[Figure scripts]
— Begin —
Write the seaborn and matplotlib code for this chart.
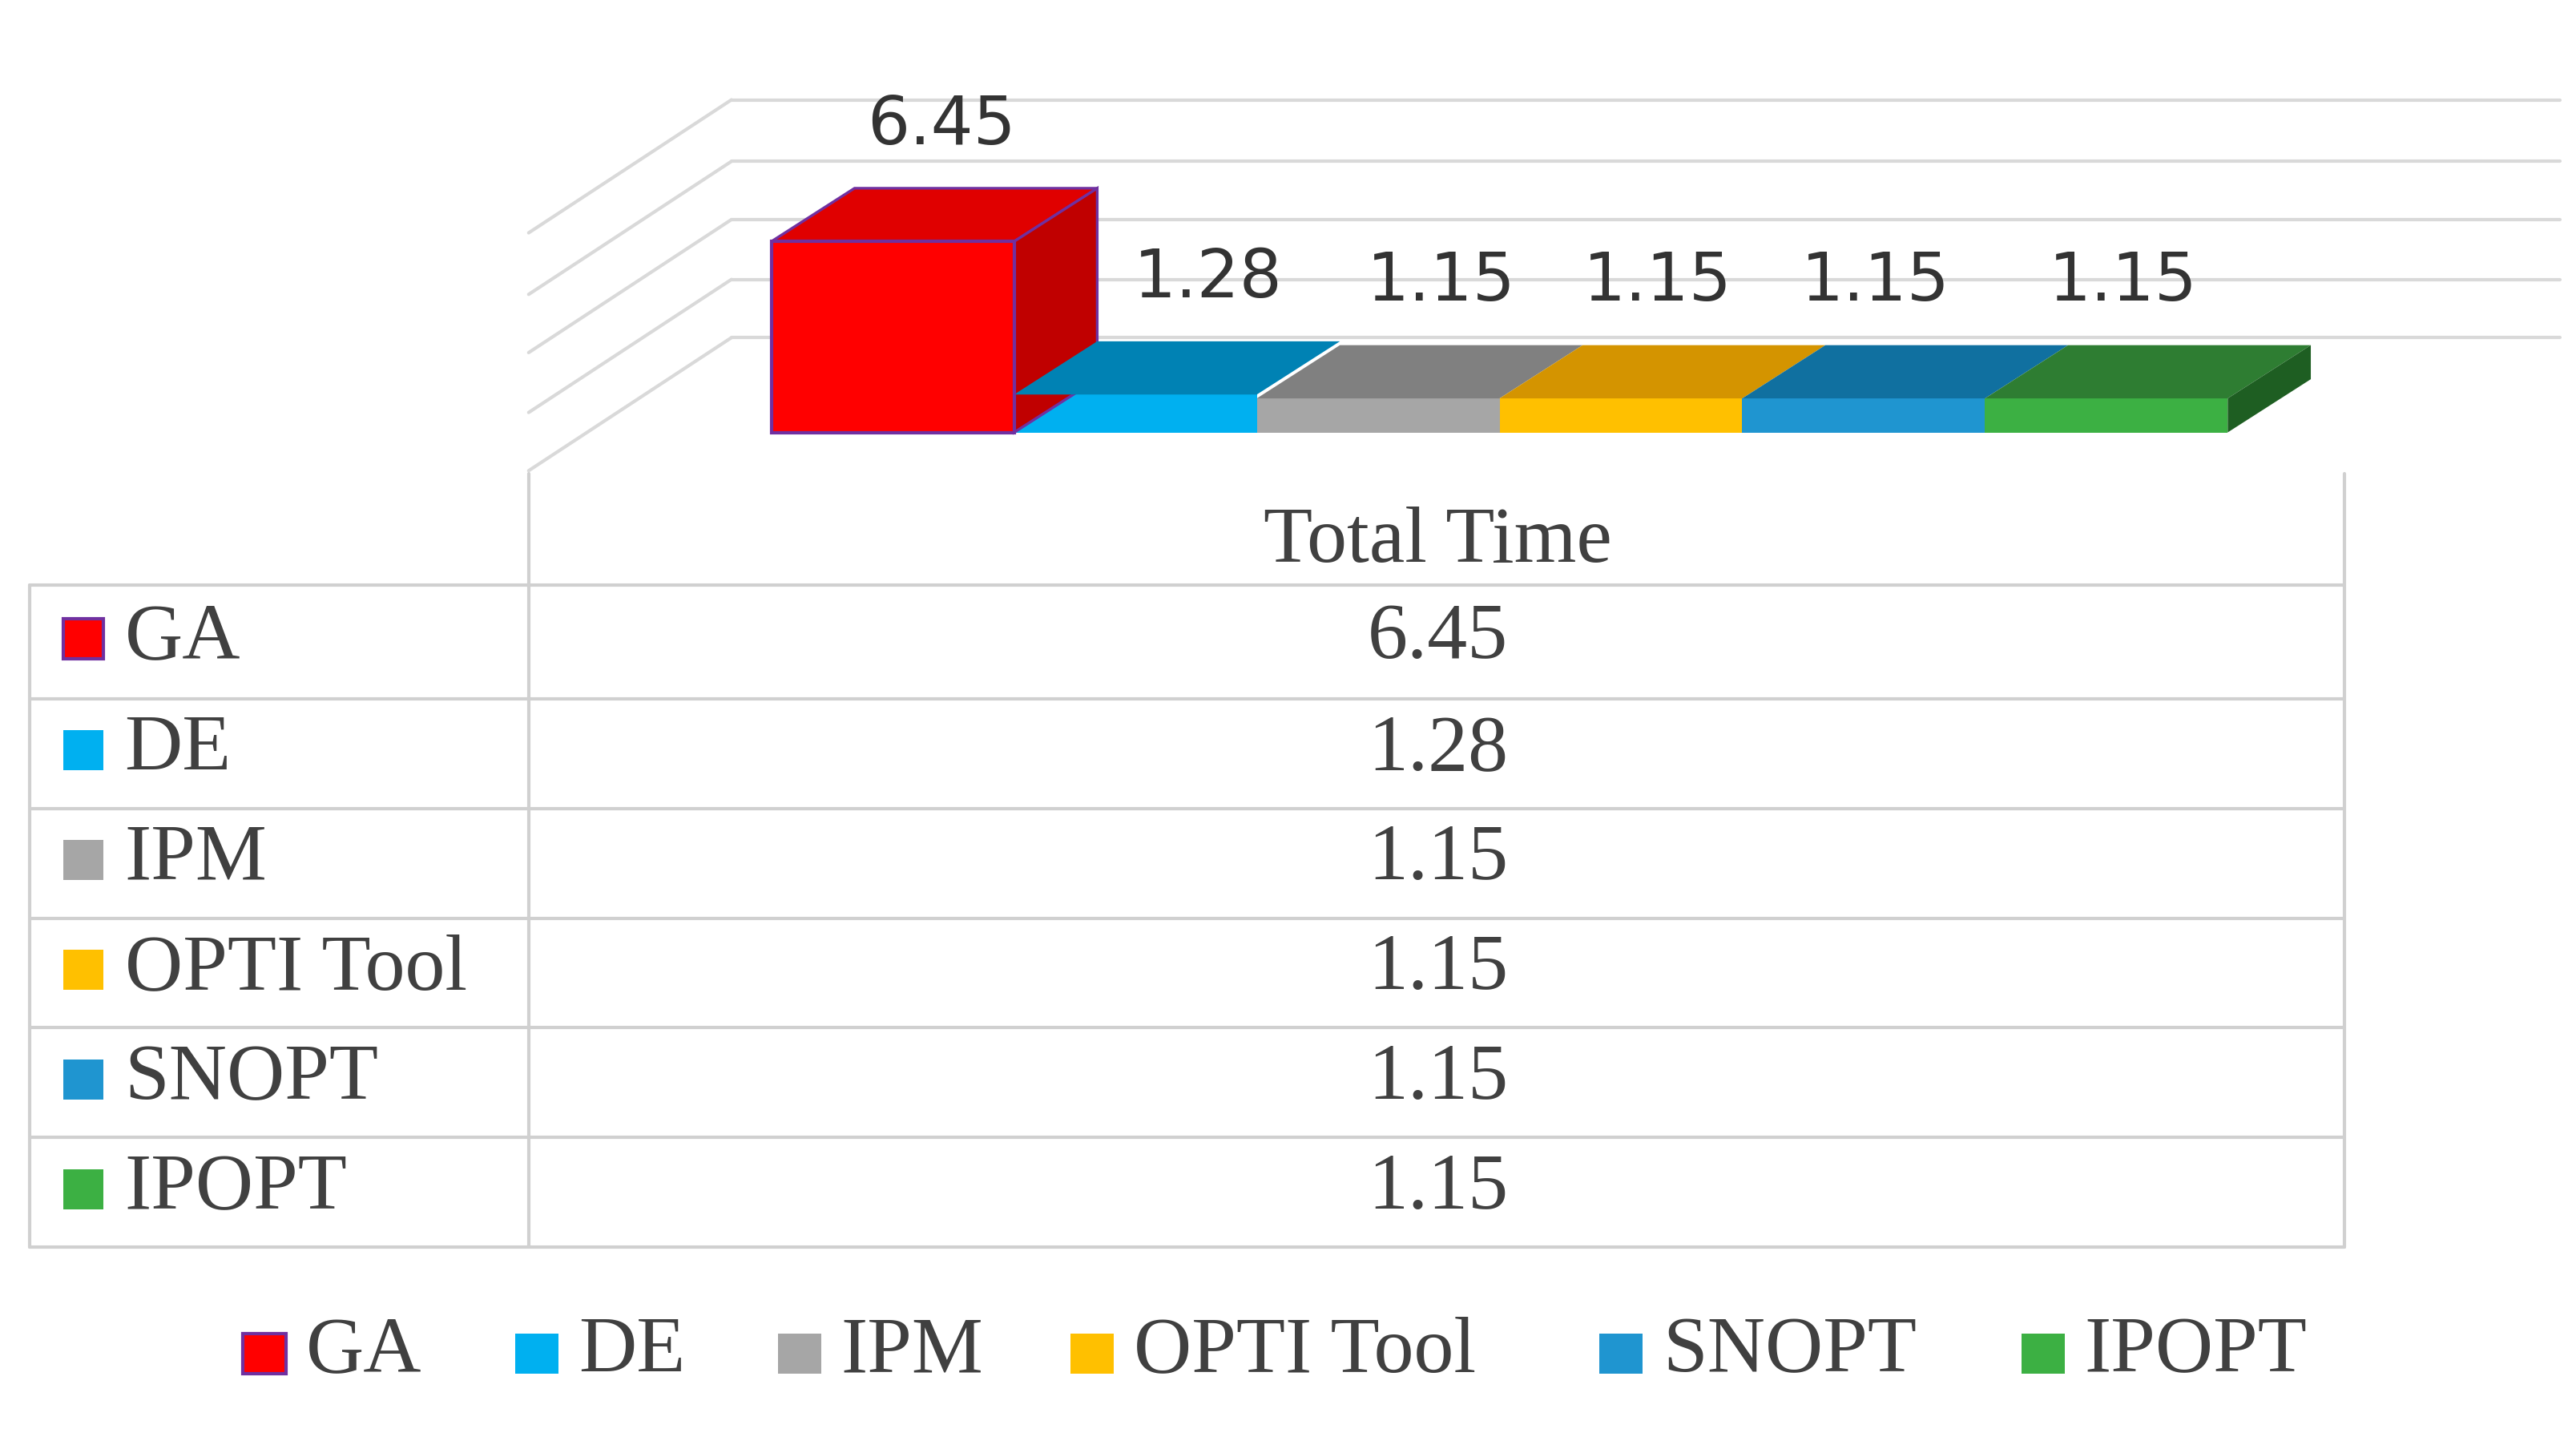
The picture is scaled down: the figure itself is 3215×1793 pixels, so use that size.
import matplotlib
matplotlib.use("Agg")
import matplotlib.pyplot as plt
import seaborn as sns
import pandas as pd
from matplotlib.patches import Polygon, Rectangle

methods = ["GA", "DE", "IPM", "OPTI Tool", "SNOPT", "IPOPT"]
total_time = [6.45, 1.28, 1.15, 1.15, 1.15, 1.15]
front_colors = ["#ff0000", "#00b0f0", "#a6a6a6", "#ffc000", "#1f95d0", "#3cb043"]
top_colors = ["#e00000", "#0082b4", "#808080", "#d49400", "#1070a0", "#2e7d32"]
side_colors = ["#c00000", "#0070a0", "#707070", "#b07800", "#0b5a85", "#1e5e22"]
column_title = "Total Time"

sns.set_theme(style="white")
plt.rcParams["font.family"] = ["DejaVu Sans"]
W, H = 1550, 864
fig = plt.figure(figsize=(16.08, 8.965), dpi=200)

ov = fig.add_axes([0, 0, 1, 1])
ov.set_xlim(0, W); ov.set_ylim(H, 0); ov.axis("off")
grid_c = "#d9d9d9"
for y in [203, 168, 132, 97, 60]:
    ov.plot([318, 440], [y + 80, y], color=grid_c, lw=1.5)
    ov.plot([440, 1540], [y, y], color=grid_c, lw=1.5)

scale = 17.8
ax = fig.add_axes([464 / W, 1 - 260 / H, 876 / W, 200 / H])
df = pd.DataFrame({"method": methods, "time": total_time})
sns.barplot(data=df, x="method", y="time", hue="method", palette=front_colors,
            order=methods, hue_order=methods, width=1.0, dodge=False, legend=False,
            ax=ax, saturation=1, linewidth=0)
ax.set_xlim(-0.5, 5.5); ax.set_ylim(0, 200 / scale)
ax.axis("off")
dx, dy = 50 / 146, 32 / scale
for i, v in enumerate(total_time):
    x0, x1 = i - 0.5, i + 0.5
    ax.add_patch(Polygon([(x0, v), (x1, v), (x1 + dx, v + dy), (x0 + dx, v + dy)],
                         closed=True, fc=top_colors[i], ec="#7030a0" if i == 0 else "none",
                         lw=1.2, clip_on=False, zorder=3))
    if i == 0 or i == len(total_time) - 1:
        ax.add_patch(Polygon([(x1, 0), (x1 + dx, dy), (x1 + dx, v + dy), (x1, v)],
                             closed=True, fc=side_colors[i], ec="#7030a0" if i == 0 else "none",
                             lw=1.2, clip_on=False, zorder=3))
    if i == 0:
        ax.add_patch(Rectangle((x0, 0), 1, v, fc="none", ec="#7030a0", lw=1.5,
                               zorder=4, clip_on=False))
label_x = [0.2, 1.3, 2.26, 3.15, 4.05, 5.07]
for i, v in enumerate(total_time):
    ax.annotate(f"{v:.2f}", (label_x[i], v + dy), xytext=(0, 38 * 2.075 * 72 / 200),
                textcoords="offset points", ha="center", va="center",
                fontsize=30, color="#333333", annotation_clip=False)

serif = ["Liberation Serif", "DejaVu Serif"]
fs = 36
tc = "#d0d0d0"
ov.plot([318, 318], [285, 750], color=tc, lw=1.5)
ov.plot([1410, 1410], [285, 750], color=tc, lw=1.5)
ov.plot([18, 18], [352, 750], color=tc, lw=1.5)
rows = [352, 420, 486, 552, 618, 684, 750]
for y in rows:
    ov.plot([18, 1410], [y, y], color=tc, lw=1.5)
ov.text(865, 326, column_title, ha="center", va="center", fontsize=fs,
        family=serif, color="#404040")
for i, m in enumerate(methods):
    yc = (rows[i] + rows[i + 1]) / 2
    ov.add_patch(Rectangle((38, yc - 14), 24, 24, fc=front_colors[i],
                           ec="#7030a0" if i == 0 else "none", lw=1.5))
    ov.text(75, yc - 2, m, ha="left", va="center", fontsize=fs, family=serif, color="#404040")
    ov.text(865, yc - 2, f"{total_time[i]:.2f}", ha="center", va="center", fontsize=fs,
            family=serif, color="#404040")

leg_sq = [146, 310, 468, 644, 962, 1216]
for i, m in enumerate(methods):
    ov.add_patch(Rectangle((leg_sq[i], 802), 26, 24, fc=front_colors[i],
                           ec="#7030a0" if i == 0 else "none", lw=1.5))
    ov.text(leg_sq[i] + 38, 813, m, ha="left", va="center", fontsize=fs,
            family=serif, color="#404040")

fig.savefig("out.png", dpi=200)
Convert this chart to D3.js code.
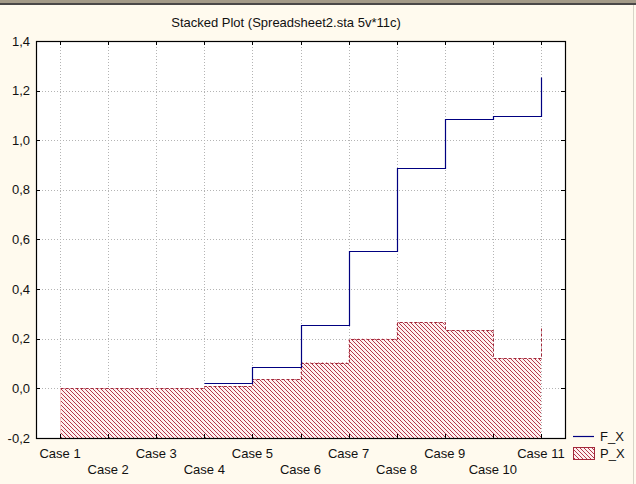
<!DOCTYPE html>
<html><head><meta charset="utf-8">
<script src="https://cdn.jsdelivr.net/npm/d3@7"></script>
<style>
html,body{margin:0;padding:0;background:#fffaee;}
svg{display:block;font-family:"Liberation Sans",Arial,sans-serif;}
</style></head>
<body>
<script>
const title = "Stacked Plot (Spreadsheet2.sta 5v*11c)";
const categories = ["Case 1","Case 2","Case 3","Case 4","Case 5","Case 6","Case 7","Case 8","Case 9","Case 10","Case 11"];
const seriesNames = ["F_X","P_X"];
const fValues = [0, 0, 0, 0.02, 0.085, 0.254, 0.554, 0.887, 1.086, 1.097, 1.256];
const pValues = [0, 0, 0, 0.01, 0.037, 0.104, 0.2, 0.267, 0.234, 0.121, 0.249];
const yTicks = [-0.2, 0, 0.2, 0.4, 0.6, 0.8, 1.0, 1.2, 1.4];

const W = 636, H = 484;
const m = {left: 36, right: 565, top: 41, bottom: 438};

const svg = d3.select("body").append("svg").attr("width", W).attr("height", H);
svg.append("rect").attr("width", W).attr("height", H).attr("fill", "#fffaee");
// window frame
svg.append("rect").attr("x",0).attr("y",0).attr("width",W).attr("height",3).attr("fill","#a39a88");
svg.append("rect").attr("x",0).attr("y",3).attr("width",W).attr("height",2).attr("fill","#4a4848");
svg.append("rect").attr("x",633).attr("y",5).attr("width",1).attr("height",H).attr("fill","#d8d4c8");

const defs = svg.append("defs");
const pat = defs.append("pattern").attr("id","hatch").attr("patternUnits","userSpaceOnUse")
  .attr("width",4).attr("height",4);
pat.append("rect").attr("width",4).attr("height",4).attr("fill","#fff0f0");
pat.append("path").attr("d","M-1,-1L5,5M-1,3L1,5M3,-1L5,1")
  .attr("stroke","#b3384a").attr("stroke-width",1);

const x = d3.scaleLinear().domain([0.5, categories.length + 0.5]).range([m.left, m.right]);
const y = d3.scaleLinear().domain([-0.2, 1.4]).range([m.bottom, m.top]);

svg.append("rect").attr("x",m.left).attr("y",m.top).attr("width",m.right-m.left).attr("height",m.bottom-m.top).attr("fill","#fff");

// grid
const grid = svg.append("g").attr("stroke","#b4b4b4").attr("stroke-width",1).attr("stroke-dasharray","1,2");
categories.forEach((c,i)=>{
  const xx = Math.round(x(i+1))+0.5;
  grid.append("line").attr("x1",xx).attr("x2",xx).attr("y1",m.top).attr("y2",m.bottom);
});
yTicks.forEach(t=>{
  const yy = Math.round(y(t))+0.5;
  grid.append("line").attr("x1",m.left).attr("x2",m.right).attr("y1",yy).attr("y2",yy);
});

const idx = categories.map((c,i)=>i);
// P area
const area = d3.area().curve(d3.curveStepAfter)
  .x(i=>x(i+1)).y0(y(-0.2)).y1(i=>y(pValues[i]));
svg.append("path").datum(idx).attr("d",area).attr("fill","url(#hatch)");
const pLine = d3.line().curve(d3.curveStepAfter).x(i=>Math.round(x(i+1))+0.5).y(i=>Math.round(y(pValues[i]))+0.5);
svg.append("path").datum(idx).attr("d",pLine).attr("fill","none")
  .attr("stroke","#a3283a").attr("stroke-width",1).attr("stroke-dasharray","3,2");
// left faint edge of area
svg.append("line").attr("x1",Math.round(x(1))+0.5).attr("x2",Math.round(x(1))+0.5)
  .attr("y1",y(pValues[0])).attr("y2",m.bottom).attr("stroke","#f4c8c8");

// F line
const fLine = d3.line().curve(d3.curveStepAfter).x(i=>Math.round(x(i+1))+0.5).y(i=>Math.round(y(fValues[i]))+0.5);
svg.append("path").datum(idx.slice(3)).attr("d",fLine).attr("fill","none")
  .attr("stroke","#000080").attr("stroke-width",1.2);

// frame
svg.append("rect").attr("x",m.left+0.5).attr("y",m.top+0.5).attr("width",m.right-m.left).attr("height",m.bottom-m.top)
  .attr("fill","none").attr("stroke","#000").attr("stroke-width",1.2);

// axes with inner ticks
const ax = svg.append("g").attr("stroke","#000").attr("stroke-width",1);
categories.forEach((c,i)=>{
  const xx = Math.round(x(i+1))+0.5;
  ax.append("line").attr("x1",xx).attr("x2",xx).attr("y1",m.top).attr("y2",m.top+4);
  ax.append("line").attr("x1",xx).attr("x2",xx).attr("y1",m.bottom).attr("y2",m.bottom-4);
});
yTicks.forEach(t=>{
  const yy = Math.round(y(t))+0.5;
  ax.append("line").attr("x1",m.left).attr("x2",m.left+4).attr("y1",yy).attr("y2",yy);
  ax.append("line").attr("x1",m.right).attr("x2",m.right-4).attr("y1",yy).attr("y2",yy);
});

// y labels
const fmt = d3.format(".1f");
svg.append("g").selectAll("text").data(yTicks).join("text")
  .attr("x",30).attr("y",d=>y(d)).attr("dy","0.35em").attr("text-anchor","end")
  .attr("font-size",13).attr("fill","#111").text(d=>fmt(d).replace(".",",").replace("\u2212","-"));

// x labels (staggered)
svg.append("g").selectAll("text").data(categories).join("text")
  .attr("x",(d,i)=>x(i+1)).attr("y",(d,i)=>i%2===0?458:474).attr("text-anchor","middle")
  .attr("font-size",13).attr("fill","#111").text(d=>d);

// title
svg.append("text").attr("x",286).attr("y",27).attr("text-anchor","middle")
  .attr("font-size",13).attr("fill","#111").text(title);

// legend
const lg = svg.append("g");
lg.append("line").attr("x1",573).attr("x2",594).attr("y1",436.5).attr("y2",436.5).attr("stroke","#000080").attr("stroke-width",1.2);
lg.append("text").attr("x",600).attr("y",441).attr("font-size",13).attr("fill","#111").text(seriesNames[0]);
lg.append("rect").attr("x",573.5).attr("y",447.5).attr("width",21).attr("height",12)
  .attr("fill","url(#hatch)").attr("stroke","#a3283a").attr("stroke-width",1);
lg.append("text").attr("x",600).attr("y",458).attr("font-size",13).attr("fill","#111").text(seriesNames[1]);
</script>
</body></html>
— End —
## Stated goal
Extract from the listing above the lines between the line containing "The picture is" and the line containing "from matplotlib.patches import", keeping both of those lines. Output nothing else.

## Task solution
The picture is scaled down: the figure itself is 3215×1793 pixels, so use that size.
import matplotlib
matplotlib.use("Agg")
import matplotlib.pyplot as plt
import seaborn as sns
import pandas as pd
from matplotlib.patches import Polygon, Rectangle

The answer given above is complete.